Show every line below where "this" can be found.
## BEGIN
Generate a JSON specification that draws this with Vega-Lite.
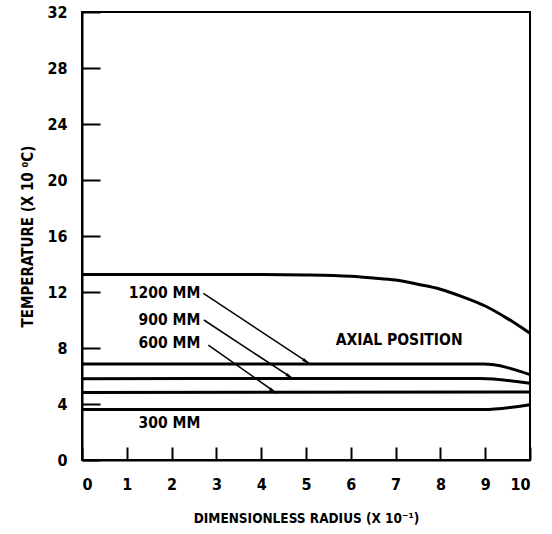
{
  "$schema": "https://vega.github.io/schema/vega-lite/v6.json",
  "width": 448,
  "height": 448,
  "autosize": {"type": "none"},
  "padding": {"left": 82, "top": 12, "right": 22, "bottom": 74},
  "background": "white",
  "config": {
    "view": {"stroke": "black", "strokeWidth": 2},
    "font": "DejaVu Sans Condensed, sans-serif",
    "axis": {
      "grid": false,
      "domainColor": "black",
      "domainWidth": 2,
      "tickColor": "black",
      "tickWidth": 2,
      "labelColor": "black",
      "labelFontSize": 16,
      "labelFontWeight": "bold",
      "titleColor": "black",
      "titleFontSize": 15,
      "titleFontWeight": "bold",
      "labelFont": "DejaVu Sans Condensed, sans-serif",
      "titleFont": "DejaVu Sans Condensed, sans-serif"
    }
  },
  "datasets": {
    "curves": [
      {"series": "top", "r": 0, "t": 13.25},
      {"series": "top", "r": 1, "t": 13.25},
      {"series": "top", "r": 2, "t": 13.25},
      {"series": "top", "r": 3, "t": 13.25},
      {"series": "top", "r": 4, "t": 13.25},
      {"series": "top", "r": 5, "t": 13.22},
      {"series": "top", "r": 6, "t": 13.12},
      {"series": "top", "r": 6.5, "t": 13.0},
      {"series": "top", "r": 7, "t": 12.85},
      {"series": "top", "r": 7.5, "t": 12.55},
      {"series": "top", "r": 8, "t": 12.2},
      {"series": "top", "r": 8.5, "t": 11.65},
      {"series": "top", "r": 9, "t": 11.0},
      {"series": "top", "r": 9.5, "t": 10.1},
      {"series": "top", "r": 10, "t": 9.05},
      {"series": "1200 MM", "r": 0, "t": 6.85},
      {"series": "1200 MM", "r": 8.95, "t": 6.85},
      {"series": "1200 MM", "r": 10, "t": 6.1},
      {"series": "900 MM", "r": 0, "t": 5.8},
      {"series": "900 MM", "r": 5.5, "t": 5.82},
      {"series": "900 MM", "r": 8.9, "t": 5.82},
      {"series": "900 MM", "r": 10, "t": 5.48},
      {"series": "600 MM", "r": 0, "t": 4.82},
      {"series": "600 MM", "r": 10, "t": 4.85},
      {"series": "300 MM", "r": 0, "t": 3.6},
      {"series": "300 MM", "r": 8.95, "t": 3.6},
      {"series": "300 MM", "r": 10, "t": 3.95}
    ],
    "labels": [
      {"label": "1200 MM", "r": 2.64, "t": 11.9},
      {"label": "900 MM", "r": 2.64, "t": 10.0},
      {"label": "600 MM", "r": 2.64, "t": 8.33},
      {"label": "300 MM", "r": 2.64, "t": 2.62}
    ],
    "note": [
      {"label": "AXIAL POSITION", "r": 7.08, "t": 8.57}
    ],
    "arrows": [
      {"r": 2.71, "t": 11.9, "r2": 5.09, "t2": 6.86},
      {"r": 2.72, "t": 10.0, "r2": 4.72, "t2": 5.79},
      {"r": 2.82, "t": 8.21, "r2": 4.35, "t2": 4.76}
    ],
    "heads": [
      {"r": 4.98, "t": 7.08},
      {"r": 4.61, "t": 6.01},
      {"r": 4.24, "t": 4.98}
    ]
  },
  "layer": [
    {
      "data": {"name": "curves"},
      "mark": {"type": "line", "color": "black", "strokeWidth": 3, "interpolate": "monotone"},
      "encoding": {
        "x": {
          "field": "r", "type": "quantitative",
          "scale": {"domain": [0, 10], "nice": false},
          "axis": {
            "values": [0, 1, 2, 3, 4, 5, 6, 7, 8, 9, 10],
            "tickSize": -13,
            "labelPadding": 29,
            "title": "DIMENSIONLESS RADIUS (X 10⁻¹)",
            "titleFontSize": 13.5,
            "titlePadding": 19
          }
        },
        "y": {
          "field": "t", "type": "quantitative",
          "scale": {"domain": [0, 32], "nice": false},
          "axis": {
            "values": [0, 4, 8, 12, 16, 20, 24, 28, 32],
            "tickSize": -18,
            "labelPadding": 33,
            "title": "TEMPERATURE (X 10 ⁰C)",
            "titlePadding": 11
          }
        },
        "detail": {"field": "series"}
      }
    },
    {
      "data": {"name": "arrows"},
      "mark": {"type": "rule", "color": "black", "strokeWidth": 1.5},
      "encoding": {
        "x": {"field": "r", "type": "quantitative"},
        "y": {"field": "t", "type": "quantitative"},
        "x2": {"field": "r2"},
        "y2": {"field": "t2"}
      }
    },
    {
      "data": {"name": "heads"},
      "mark": {"type": "point", "shape": "M0,-1.4L0.4,0.6L-0.4,0.6Z", "filled": true, "color": "black", "opacity": 1, "size": 70, "angle": 124},
      "encoding": {
        "x": {"field": "r", "type": "quantitative"},
        "y": {"field": "t", "type": "quantitative"}
      }
    },
    {
      "data": {"name": "labels"},
      "mark": {"type": "text", "align": "right", "baseline": "middle", "fontSize": 15.5, "fontWeight": "bold", "color": "black"},
      "encoding": {
        "x": {"field": "r", "type": "quantitative"},
        "y": {"field": "t", "type": "quantitative"},
        "text": {"field": "label"}
      }
    },
    {
      "data": {"name": "note"},
      "mark": {"type": "text", "align": "center", "baseline": "middle", "fontSize": 15.5, "fontWeight": "bold", "color": "black"},
      "encoding": {
        "x": {"field": "r", "type": "quantitative"},
        "y": {"field": "t", "type": "quantitative"},
        "text": {"field": "label"}
      }
    }
  ]
}
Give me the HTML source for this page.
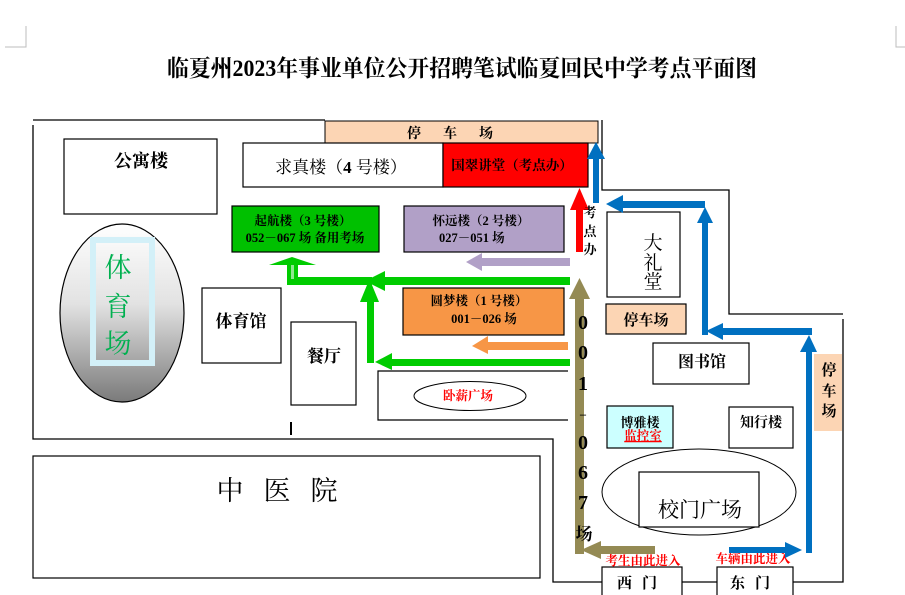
## END
The reply ::
Generate a JSON specification that draws this with Vega-Lite.
Give me the HTML source for this page.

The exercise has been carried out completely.